I have implemented a system of aggregations for search filters and am enduring speed problems with a bit longer queries: there are no problems when a query contains up to 4 words but extremely slow queries onward.
I have used the profiling API, and it turns out that the aggregations are slowing down everything, taking roughly 24 s out of the 25 s required for the search. Here is a link to the gist with the full profiling.
As can be seen from the gist, I am using sampler aggregations, otherwise there are constant timeout errors as searches take way more than 60 seconds.

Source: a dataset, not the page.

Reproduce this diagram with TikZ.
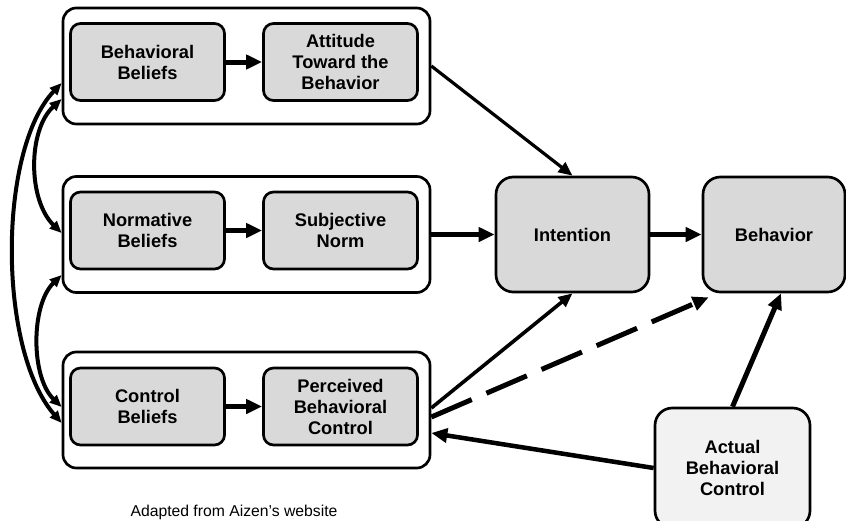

The mapping for my index is the following:
{
"movies" : {
"mappings" : {
"properties" : {
"description" : {
"type" : "text"
},
"all_actors" : {
"type" : "text"
},
"episode_title" : {
"type" : "text"
},
"actors_keyword" : {
"type" : "keyword",
"ignore_above" : 1000
},
"series_title" : {
"type" : "keyword",
"ignore_above" : 1000
},
"language" : {
"type" : "keyword",
"ignore_above" : 1000
},
"number_of_actors" : {
"type" : "short"
},
"translated_title" : {
"type" : "text"
},
"subject_areas" : {
"type" : "text"
},
"subject_areas_keyword" : {
"type" : "keyword",
"ignore_above" : 1000
},
"url" : {
"type" : "text"
},
"year" : {
"type" : "short",
"null_value" : 0
}
}
}
}
}
Other data that might be helpful:
- number of shards: 1
- number of replicas: 0
- number of documents in the index: approx. 80 million documents
- size of the index: approx. 30 GB
- the fields such as 'actors_keyword' and 'subject_areas' are high-cardinality ones, and I am currently not using the 'eager_global_ordinals' setting
If I turn off the aggregations at all, the search queries work great up until longer queries with over 20 words or so.
The question is: how can I improve the current situation? I am a novice, so I might be missing even some apparently evident details.